Why So Many Chinese Buyers in Palo Alto and Along the Peninsula?
Everybody reads about the large supply of Chinese buyers who are buying homes here along the Peninsula. There are many agents, one prominent one who we all know and now has a plane to fly his Chinese buyers around, who target the Chinese buyers very heavily. Buy, why are there so many Chinese buyers and why are they buying here?
We all marvel at the prices being paid and the recent appreciation of 30% per year for the past couple years. For those of us who live along the Peninsula, you may be surprised to know that real estate in Palo Alto, Atherton and Menlo Park may be a bargain when compared with other international locales. Heck, we aren’t even as expensive as New York. Who would have thought 10 years ago that an investor from Shanghai might find a Manhattan penthouse affordable? Of the 10 most expensive cities in the world, New York is the only one from the U.S., said a recent report from England-based real estate consultancy Knight Frank and researcher WealthInsight. Monaco, Hong Kong, London, Singapore and Geneva all outranked New York. Sydney, Paris, Moscow and Shanghai rounded out the list.

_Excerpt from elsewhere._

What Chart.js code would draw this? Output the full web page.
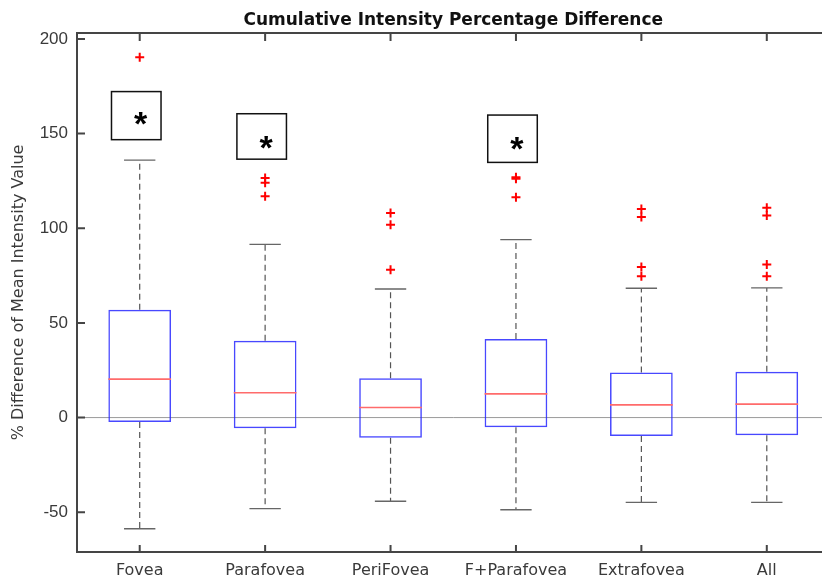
<!DOCTYPE html>
<html>
<head>
<meta charset="utf-8">
<script src="https://cdn.jsdelivr.net/npm/chart.js@4/dist/chart.umd.min.js"></script>
<style>
  html, body { margin: 0; padding: 0; background: #fff; overflow: hidden; }
  #wrap { width: 836px; height: 576px; }
</style>
</head>
<body>
<div id="wrap"><canvas id="boxChart" width="836" height="576"></canvas></div>
<script>
// data
const categories = ['Fovea', 'Parafovea', 'PeriFovea', 'F+Parafovea', 'Extrafovea', 'All'];
const upperWhisker = [136, 91.5, 67.9, 94, 68.3, 68.5];
const q3 = [57, 40.6, 20.8, 41.5, 23.8, 24.2];
const medians = [20.3, 13.1, 5.3, 12.5, 6.7, 7.1];
const q1 = [-2.3, -5.6, -10.7, -5.1, -9.7, -9.3];
const lowerWhisker = [-58.7, -48.1, -44.2, -48.7, -44.8, -44.8];
const outliers = [
  [190.3],
  [126.6, 124, 116.9],
  [108.1, 101.9, 78.1],
  [126.9, 126.2, 116.4],
  [110.2, 106, 79.6, 74.6],
  [110.8, 106.7, 80.8, 74.6]
];
const yTicks = [-50, 0, 50, 100, 150, 200];

// significance boxes: category index, top / bottom value, star value
const sigCats = [0, 1, 3];
const sigTop = [172.2, 160.5, 159.8];
const sigBottom = [146.8, 136.5, 134.8];
const sigStar = [158, 145.5, 144.7];

const outlierPoints = [];
outliers.forEach((list, i) => {
  list.forEach(v => outlierPoints.push({ x: categories[i], y: v }));
});

const axisColor = '#454545';
const textColor = '#3a3a3a';

const boxPlugin = {
  id: 'boxExtras',
  beforeDatasetsDraw(chart) {
    const ctx = chart.ctx;
    const x = chart.scales.x, y = chart.scales.y;
    const area = chart.chartArea;
    const step = x.getPixelForValue(1) - x.getPixelForValue(0);
    ctx.save();
    // zero line
    ctx.strokeStyle = '#9a9a9a';
    ctx.lineWidth = 1;
    ctx.beginPath();
    ctx.moveTo(area.left, y.getPixelForValue(0));
    ctx.lineTo(area.right, y.getPixelForValue(0));
    ctx.stroke();
    // whiskers
    categories.forEach((c, i) => {
      const cx = x.getPixelForValue(i);
      ctx.strokeStyle = '#555';
      ctx.lineWidth = 1.2;
      ctx.setLineDash([6, 4]);
      ctx.beginPath();
      ctx.moveTo(cx, y.getPixelForValue(q3[i]));
      ctx.lineTo(cx, y.getPixelForValue(upperWhisker[i]));
      ctx.moveTo(cx, y.getPixelForValue(q1[i]));
      ctx.lineTo(cx, y.getPixelForValue(lowerWhisker[i]));
      ctx.stroke();
      ctx.setLineDash([]);
      ctx.strokeStyle = '#666';
      ctx.lineWidth = 1.4;
      const hw = step * 0.125;
      ctx.beginPath();
      ctx.moveTo(cx - hw, y.getPixelForValue(upperWhisker[i]));
      ctx.lineTo(cx + hw, y.getPixelForValue(upperWhisker[i]));
      ctx.moveTo(cx - hw, y.getPixelForValue(lowerWhisker[i]));
      ctx.lineTo(cx + hw, y.getPixelForValue(lowerWhisker[i]));
      ctx.stroke();
    });
    ctx.restore();
  },
  afterDatasetsDraw(chart) {
    const ctx = chart.ctx;
    const x = chart.scales.x, y = chart.scales.y;
    const area = chart.chartArea;
    const step = x.getPixelForValue(1) - x.getPixelForValue(0);
    ctx.save();
    // medians
    ctx.strokeStyle = '#ff6b6b';
    ctx.lineWidth = 1.6;
    categories.forEach((c, i) => {
      const cx = x.getPixelForValue(i);
      const my = y.getPixelForValue(medians[i]);
      ctx.beginPath();
      ctx.moveTo(cx - step * 0.25, my);
      ctx.lineTo(cx + step * 0.25, my);
      ctx.stroke();
    });
    // significance boxes
    sigCats.forEach((ci, k) => {
      const cx = x.getPixelForValue(ci);
      const top = y.getPixelForValue(sigTop[k]);
      const bot = y.getPixelForValue(sigBottom[k]);
      const l = cx - step * 0.225, r = cx + step * 0.17;
      ctx.strokeStyle = '#111';
      ctx.lineWidth = 1.5;
      ctx.strokeRect(l, top, r - l, bot - top);
      ctx.fillStyle = '#000';
      ctx.font = 'bold 34px "Liberation Sans", Arial, sans-serif';
      ctx.textAlign = 'center';
      ctx.textBaseline = 'middle';
      ctx.fillText('*', cx + 1, y.getPixelForValue(sigStar[k]) + 7);
    });
    // top border and inward ticks
    ctx.strokeStyle = axisColor;
    ctx.lineWidth = 2;
    ctx.beginPath();
    ctx.moveTo(area.left - 1, area.top);
    ctx.lineTo(area.right, area.top);
    ctx.moveTo(area.right, area.top);
    ctx.lineTo(area.right, area.bottom);
    categories.forEach((c, i) => {
      const cx = x.getPixelForValue(i);
      ctx.moveTo(cx, area.top);
      ctx.lineTo(cx, area.top + 8);
      ctx.moveTo(cx, area.bottom);
      ctx.lineTo(cx, area.bottom - 7);
    });
    yTicks.forEach(v => {
      const ty = y.getPixelForValue(v);
      ctx.moveTo(area.left, ty);
      ctx.lineTo(area.left + 8, ty);
    });
    ctx.stroke();
    ctx.restore();
  }
};

new Chart(document.getElementById('boxChart'), {
  type: 'bar',
  data: {
    labels: categories,
    datasets: [
      {
        label: 'IQR',
        data: categories.map((c, i) => [q1[i], q3[i]]),
        backgroundColor: 'rgba(0,0,0,0)',
        borderColor: 'rgba(40,40,255,0.85)',
        borderWidth: 1.5,
        borderSkipped: false,
        barPercentage: 0.5,
        categoryPercentage: 1.0
      },
      {
        type: 'line',
        label: 'Outliers',
        data: outlierPoints,
        showLine: false,
        pointStyle: 'cross',
        pointRadius: 4.5,
        pointBorderWidth: 2,
        pointBorderColor: '#ff0000',
        pointBackgroundColor: '#ff0000'
      }
    ]
  },
  options: {
    responsive: false,
    animation: false,
    layout: { padding: { left: 0, right: 4, top: 0, bottom: 0 } },
    plugins: {
      legend: { display: false },
      tooltip: { enabled: false },
      title: {
        display: true,
        fullSize: false,
        text: 'Cumulative Intensity Percentage Difference',
        color: '#111',
        font: { family: '"DejaVu Sans", sans-serif', size: 17, weight: 'bold' },
        padding: { top: 10, bottom: 2.5 }
      }
    },
    scales: {
      x: {
        offset: true,
        grid: { display: true, drawOnChartArea: false, drawTicks: false },
        border: { display: true, color: axisColor, width: 2 },
        ticks: {
          color: textColor,
          padding: 9,
          maxRotation: 0,
          font: { family: '"DejaVu Sans", sans-serif', size: 16 }
        },
        afterFit(scale) { scale.height = 24; }
      },
      y: {
        min: -71,
        max: 203.2,
        grid: { display: true, drawOnChartArea: false, drawTicks: false },
        border: { display: true, color: axisColor, width: 2 },
        afterBuildTicks(scale) { scale.ticks = yTicks.map(v => ({ value: v })); },
        ticks: {
          color: textColor,
          padding: 9,
          font: { family: '"Liberation Sans", Arial, sans-serif', size: 17 }
        },
        title: {
          display: true,
          text: '% Difference of Mean Intensity Value',
          color: textColor,
          padding: { top: 9, bottom: 0 },
          font: { family: '"DejaVu Sans", sans-serif', size: 16 }
        },
        afterFit(scale) { scale.width = 77; }
      }
    }
  },
  plugins: [boxPlugin]
});
</script>
</body>
</html>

San Francisco, Palo Alto and Atherton, not even on the list.
In Hong Kong, which saw double-digit real estate price increases from 2009 to 2012, the average luxury home was valued at around $11,000 per square foot, the global real estate firm Savills said in a 2012 report. Yes, $11,000 per square foot! London, with its own booming real estate market, averaged $5,300 per square foot, while New York checked in at $4,100. Atherton and Palo Alto generally sells for $1,500 to $2,000 per square foot, quite a deal compared to the big guys.
For the 12 months ended in February, 788 homes worth more than $10 million each were sold in the U.S., according to real estate website Zillow. Slightly more than half were in the Los Angeles and New York areas. San Francisco, south Florida and Colorado ski resorts Aspen and Vail also saw some of the most-expensive transactions. Chinese Buyers, in particular, Chinese homebuyers increasingly are buying up high-end property in the U.S., Realtors said. China’s strong economic growth has generated dozens of billionaires and thousands of millionaires in recent years. They are attracted to America’s stronger property rights and a relatively stable political and economic climate, according to the National Association of Realtors.
So, why are so many Chinese buyers scooping up luxury properties? Because they are rich and prices here are a deal and they have property rights that might be hard to come by in their own country. Hard to blame them.
With the worldwide economy getting better, I can’t see much of a slowdown to the pace of buying from our overseas friends. Gary Kurtz of Alain Pinel in Menlo Park has Chinese buyers that he has never met but converse with on a regular basis and are looking for investment homes here in the Atherton area. I find lots of Atherton and Palo Alto off market homes and I know they will make a relatively quick decision and buy without seeing as they trust my word and insight into the market. It seems to be a win-win situation for sellers, Chinese buyers, agents and all in the luxury real estate industry.